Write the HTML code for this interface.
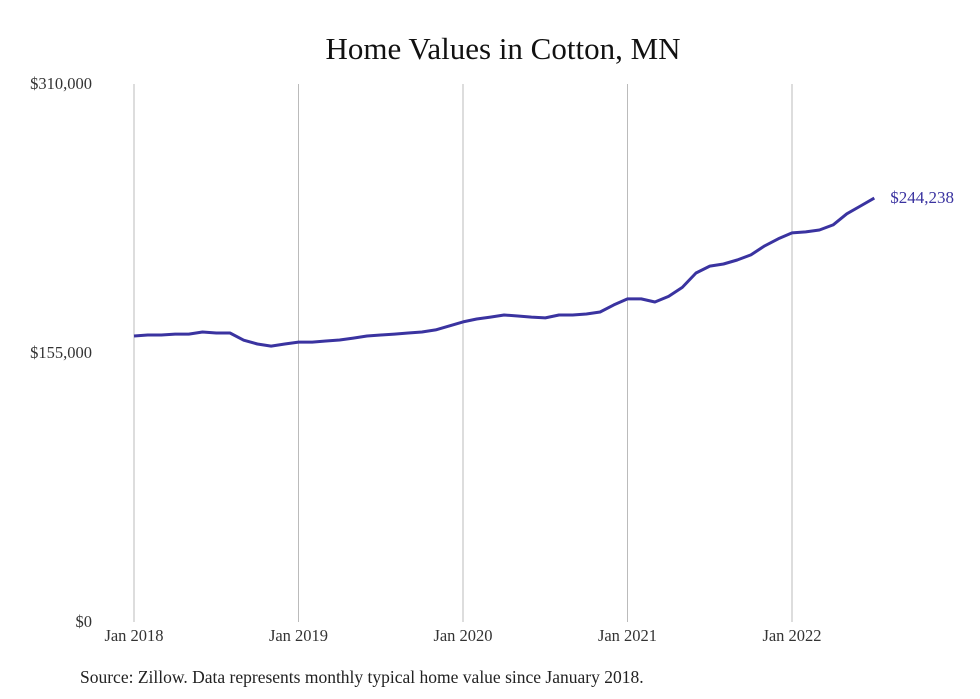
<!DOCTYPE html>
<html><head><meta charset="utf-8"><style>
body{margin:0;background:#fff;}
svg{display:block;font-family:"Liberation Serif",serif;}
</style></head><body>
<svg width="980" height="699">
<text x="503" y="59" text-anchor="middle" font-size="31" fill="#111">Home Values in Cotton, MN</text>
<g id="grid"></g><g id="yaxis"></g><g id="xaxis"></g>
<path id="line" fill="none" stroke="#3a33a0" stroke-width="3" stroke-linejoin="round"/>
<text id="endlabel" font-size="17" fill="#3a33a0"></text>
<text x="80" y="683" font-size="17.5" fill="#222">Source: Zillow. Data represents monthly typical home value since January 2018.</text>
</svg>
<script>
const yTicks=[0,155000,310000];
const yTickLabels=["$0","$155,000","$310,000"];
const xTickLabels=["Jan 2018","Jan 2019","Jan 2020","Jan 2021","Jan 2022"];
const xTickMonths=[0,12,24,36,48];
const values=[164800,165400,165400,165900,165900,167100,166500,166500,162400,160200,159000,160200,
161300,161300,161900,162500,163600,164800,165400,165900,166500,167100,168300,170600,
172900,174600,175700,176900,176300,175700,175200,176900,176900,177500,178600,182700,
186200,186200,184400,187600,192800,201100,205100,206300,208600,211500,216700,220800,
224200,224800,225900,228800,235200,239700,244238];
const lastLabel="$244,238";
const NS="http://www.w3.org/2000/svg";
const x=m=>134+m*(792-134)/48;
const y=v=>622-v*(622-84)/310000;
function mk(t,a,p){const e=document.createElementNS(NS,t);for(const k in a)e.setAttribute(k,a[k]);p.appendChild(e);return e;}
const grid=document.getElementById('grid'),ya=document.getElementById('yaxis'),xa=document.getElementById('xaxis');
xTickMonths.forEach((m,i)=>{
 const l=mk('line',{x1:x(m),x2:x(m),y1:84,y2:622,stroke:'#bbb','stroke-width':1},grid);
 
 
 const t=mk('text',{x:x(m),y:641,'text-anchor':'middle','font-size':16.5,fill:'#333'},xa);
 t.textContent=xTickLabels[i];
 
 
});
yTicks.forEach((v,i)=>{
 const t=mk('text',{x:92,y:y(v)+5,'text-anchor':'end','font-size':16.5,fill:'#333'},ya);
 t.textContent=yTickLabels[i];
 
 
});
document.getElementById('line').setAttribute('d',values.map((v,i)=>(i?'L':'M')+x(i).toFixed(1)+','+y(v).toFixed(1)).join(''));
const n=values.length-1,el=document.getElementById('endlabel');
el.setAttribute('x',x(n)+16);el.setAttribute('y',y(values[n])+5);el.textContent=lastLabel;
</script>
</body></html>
▬▬▬▬▬▬▬▬▬▬
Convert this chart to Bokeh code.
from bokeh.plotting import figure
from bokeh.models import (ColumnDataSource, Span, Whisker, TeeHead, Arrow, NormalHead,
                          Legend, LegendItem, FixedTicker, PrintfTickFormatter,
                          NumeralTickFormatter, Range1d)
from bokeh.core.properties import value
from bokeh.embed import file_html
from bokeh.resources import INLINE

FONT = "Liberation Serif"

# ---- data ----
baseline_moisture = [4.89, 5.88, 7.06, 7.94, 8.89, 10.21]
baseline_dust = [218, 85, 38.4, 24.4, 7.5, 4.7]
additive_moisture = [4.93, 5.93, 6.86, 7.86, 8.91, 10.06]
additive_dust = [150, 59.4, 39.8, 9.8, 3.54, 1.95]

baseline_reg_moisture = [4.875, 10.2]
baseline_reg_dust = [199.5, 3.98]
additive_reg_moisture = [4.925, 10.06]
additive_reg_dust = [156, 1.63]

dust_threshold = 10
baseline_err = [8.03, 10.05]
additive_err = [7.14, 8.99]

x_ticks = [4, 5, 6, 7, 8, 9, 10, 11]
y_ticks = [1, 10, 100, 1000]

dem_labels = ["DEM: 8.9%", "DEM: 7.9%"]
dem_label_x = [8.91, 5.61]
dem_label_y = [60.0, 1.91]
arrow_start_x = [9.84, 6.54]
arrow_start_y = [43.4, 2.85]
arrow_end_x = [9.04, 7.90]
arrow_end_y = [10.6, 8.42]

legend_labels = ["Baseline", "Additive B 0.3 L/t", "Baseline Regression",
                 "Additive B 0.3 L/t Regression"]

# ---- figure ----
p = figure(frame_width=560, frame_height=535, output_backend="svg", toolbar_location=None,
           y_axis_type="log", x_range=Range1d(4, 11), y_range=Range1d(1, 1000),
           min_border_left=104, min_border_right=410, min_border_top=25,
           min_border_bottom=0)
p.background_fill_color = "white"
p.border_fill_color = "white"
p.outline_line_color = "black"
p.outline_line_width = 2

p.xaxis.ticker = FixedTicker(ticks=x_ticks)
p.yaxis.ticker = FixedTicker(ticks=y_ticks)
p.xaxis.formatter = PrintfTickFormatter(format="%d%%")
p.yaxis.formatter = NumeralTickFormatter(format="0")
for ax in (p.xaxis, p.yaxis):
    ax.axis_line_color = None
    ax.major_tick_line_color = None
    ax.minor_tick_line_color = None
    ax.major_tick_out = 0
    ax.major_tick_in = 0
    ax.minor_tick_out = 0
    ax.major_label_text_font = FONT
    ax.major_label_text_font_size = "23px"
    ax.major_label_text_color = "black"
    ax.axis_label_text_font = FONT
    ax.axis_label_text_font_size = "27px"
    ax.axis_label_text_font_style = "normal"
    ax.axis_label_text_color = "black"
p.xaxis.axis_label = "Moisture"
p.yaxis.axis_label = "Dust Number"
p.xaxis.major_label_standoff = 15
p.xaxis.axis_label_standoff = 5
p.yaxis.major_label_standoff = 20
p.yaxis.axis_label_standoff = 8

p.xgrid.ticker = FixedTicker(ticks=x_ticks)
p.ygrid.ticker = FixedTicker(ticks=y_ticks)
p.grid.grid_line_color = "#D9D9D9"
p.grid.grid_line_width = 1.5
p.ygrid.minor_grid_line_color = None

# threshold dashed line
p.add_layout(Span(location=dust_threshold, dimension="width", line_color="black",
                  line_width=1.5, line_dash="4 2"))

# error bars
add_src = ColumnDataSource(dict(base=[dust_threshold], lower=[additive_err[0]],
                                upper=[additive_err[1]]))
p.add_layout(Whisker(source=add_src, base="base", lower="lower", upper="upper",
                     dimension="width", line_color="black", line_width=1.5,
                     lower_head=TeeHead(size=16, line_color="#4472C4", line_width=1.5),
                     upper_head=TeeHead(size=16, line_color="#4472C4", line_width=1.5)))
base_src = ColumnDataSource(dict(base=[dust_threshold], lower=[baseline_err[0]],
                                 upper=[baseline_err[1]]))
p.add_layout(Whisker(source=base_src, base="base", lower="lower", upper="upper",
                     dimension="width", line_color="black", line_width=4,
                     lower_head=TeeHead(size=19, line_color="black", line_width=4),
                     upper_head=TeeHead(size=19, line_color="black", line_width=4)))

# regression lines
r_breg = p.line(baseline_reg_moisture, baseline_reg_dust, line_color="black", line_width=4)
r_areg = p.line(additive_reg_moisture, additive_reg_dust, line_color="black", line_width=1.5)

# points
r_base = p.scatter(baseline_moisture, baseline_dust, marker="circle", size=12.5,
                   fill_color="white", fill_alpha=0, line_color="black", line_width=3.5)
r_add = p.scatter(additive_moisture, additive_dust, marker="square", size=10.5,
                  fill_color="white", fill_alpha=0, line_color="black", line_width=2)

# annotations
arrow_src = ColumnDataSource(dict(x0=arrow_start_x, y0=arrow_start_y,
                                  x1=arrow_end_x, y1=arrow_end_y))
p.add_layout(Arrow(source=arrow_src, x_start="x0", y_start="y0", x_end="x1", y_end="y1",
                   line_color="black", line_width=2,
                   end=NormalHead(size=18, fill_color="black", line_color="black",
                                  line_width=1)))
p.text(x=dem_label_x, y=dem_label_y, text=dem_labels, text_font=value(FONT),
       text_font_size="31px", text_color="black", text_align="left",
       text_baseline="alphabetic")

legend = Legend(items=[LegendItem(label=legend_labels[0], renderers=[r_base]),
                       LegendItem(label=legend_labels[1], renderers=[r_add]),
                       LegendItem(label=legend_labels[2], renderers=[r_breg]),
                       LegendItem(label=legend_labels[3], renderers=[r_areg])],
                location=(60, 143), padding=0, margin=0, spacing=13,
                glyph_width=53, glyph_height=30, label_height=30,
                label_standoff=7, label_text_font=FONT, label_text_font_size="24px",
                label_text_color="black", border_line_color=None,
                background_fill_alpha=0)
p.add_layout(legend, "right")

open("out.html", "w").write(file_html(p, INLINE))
▬▬▬▬▬▬▬▬▬▬
### AIM
Copy all lines above containing the string "chart".

### TASK OUTPUT
Convert this chart to Bokeh code.

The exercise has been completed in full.